Pacte mondial des Nations Unies pour les migrations

Face à une telle situation, des efforts sont actuellement déployés afin d’élaborer un cadre permettant la gestion des migrations à l’échelle internationale, notamment par le biais du Pacte mondial pour des migrations sûres, ordonnées et régulières (PMM), conclu sous les auspices de l’Organisation des Nations Unies. Au niveau de la rhétorique politique, au moins, ce processus est d’une importance cruciale dans la recherche de solutions viables sur le long terme. Le projet final, publié le 11 juillet 2018, est fondé sur une compréhension des droits de l’Homme et des libertés fondamentales des réfugié(e)s et des migrant(e)s. En effet, ce projet délimite clairement les responsabilités communes partagées par les États membres des Nations Unies, regroupe les ressources nécessaires pour faire face aux migrations massives et fait le point sur les moteurs importants de la migration- par exemple, en formulant des réflexions sur le changement climatique pour expliquer en partie la hausse des flux migratoires. Le PMM met l’accent sur des thématiques importantes telles que la collecte et le partage des données, établi les efforts concertés à l’échelle internationale à l’égard des migrant(e)s disparu(e)s et,  surtout, adopte une approche des migrations fondée sur les droits de l’Homme en subvenant aux besoins élémentaires des migrant(e)s. Dans l’ensemble, ce projet comprend 23 objectifs qui guideront la mise en œuvre d’un cadre mondial dédié à la gestion des migrations.

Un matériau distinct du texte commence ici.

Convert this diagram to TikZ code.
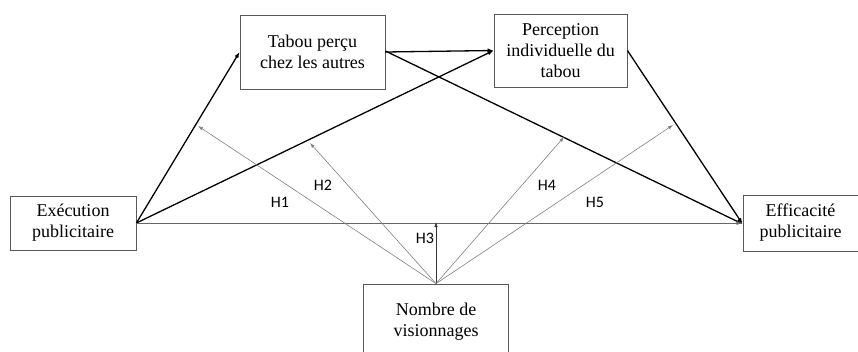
\documentclass[tikz,border=0pt]{standalone}
\usepackage{fontspec}
\setmainfont{Liberation Serif}
\newfontfamily\boxfont{Liberation Serif}
\newfontfamily\hfont{Carlito}
\usetikzlibrary{arrows.meta}
\begin{document}
\begin{tikzpicture}[x=1pt,y=-1pt,
  box/.style={draw=black!65,line width=0.8pt,align=center,inner sep=0pt,
    font=\boxfont\fontsize{18}{21}\selectfont},
  thick arrow/.style={line width=1.3pt,-{Latex[length=6pt,width=4.5pt]}},
  thin arrow/.style={draw=black!50,line width=0.6pt,-{Latex[length=5pt,width=3.5pt]}},
  hlabel/.style={font=\hfont\fontsize{16}{18}\selectfont,inner sep=0pt}]
\useasboundingbox (0,0) rectangle (858,351);
\node[box,minimum width=126pt,minimum height=54pt] (exe) at (73,223) {Exécution\\publicitaire};
\node[box,minimum width=145pt,minimum height=74pt] (tab) at (312.5,52) {Tabou perçu\\chez les autres};
\node[box,minimum width=133pt,minimum height=73pt] (per) at (560.5,50.5) {Perception\\individuelle du\\tabou};
\node[box,minimum width=115pt,minimum height=56pt] (eff) at (800.5,223) {Efficacité\\publicitaire};
\node[box,minimum width=145pt,minimum height=76pt] (nom) at (436,322) {Nombre de\\visionnages};
% main paths
\draw[thick arrow] (exe.east) -- (tab.west);
\draw[thick arrow] (exe.east) -- (per.west);
\draw[thick arrow] (tab.east) -- (per.west);
\draw[thick arrow] ([yshift=1pt]tab.east) -- ([yshift=-1pt]eff.west);
\draw[thick arrow] (per.east) -- ([yshift=-1pt]eff.west);
\draw[draw=black!60,line width=0.7pt,-{Latex[length=6pt,width=4pt]}] (exe.east) -- (eff.west);
% moderator targets
\coordinate (t1) at (198,126);
\coordinate (t2) at (310,143);
\coordinate (t3) at (436,222);
\coordinate (t4) at (564,137);
\coordinate (t5) at (673,125);
\draw[thin arrow] (nom.north) -- (t1);
\draw[thin arrow] (nom.north) -- (t2);
\draw[thin arrow,draw=black!80] (nom.north) -- (t3);
\draw[thin arrow] (nom.north) -- (t4);
\draw[thin arrow] (nom.north) -- (t5);
\node[hlabel] (h1) at (280,202) {H1};
\node[hlabel] (h2) at (323,185) {H2};
\node[hlabel] (h3) at (425,238) {H3};
\node[hlabel] (h4) at (547,185) {H4};
\node[hlabel] (h5) at (595,202) {H5};
\end{tikzpicture}
\end{document}
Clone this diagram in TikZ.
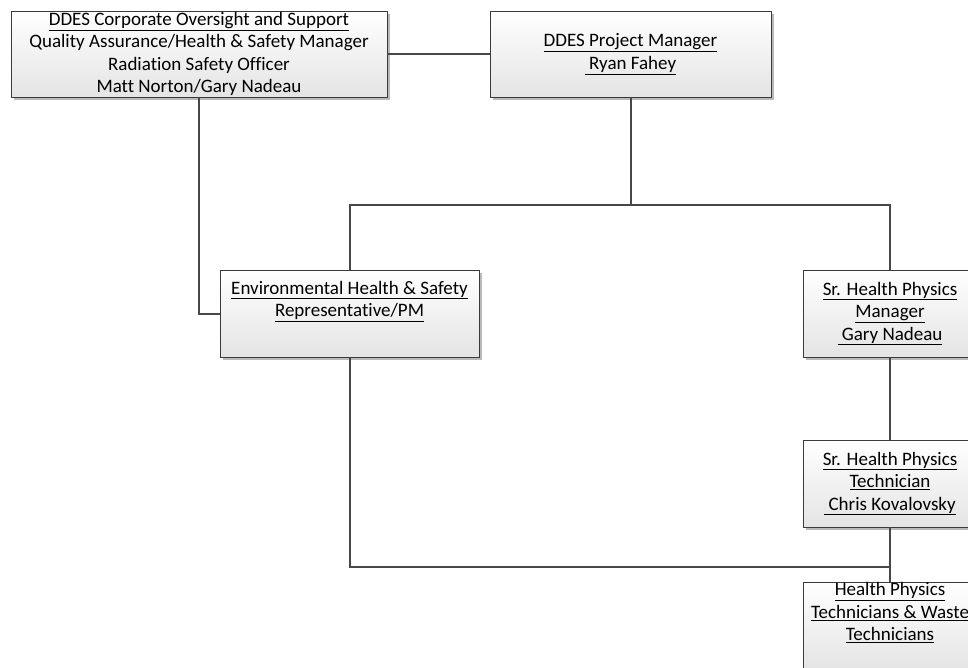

Malheureusement, le Pacte mondial des Nations Unis pour les migrations n’est pas un instrument juridiquement contraignant et est dépourvu de mécanismes de mise en œuvre ; ce qui amène à se demander si les membres de l'ONU manifesteront la volonté politique de mettre en œuvre ses mesures, notamment en octroyant aux migrant(e)s l’accès aux services et aux avantages sociaux Il est tout aussi préoccupant que le Pacte mondial pour les migrations fasse référence à la «souveraineté nationale» pour que les membres de l'ONU définissent leurs politiques migratoires internes. Ce constat nous ramène au point de départ: l'absence de normes minimales internationales contraignantes pour un traitement humain et sans danger des migrant(e)s. Il convient également de s’interroger sur les raisons qui ont poussé certains membres les plus puissants de l'ONU à se donner la peine de s'engager dans les négociations sur le  PMM alors que leurs politiques nationales font preuve d'une hostilité accrue à l'égard des migrant(e)s – lesquelles qui se sont ensuite reproduites dans les pays en cours de développement sous prétexte d’adopter les "meilleures pratiques internationales".

 

En l'absence de mécanismes de mise en œuvre, le PMM demeure un instrument inutile, incapable d'imposer des changements dans les pays membres où les lois nationales sur l'immigration n'offrent pas de protection ni de droits aux migrant(e)s. À moins que les États membres de l'ONU ne veuillent se conformer à des normes plus strictes et œuvrer progressivement en vue de la mise en place d'un système mondial de gestion des migrations, le PMM ne sera perçu que comme une initiative dépourvue d'utilité pratique et dont on chante les louanges.

 

Stocks of international migrants from, within and to Africa

Mythes et fausses conceptions

Derrière ces développements politiques et multilatéraux, se cachent de nombreuses conceptions fausses sur les migrations africaines. Quoiqu'il soit difficile de dissiper les mythes à l’aide des statistiques, les données concrètes concordent à peine avec les images des migrant(e)s africain(e)s désespérés dépeintes quotidiennement dans les médias européens. En réalité, l’Afrique est la région la moins migratrice au monde.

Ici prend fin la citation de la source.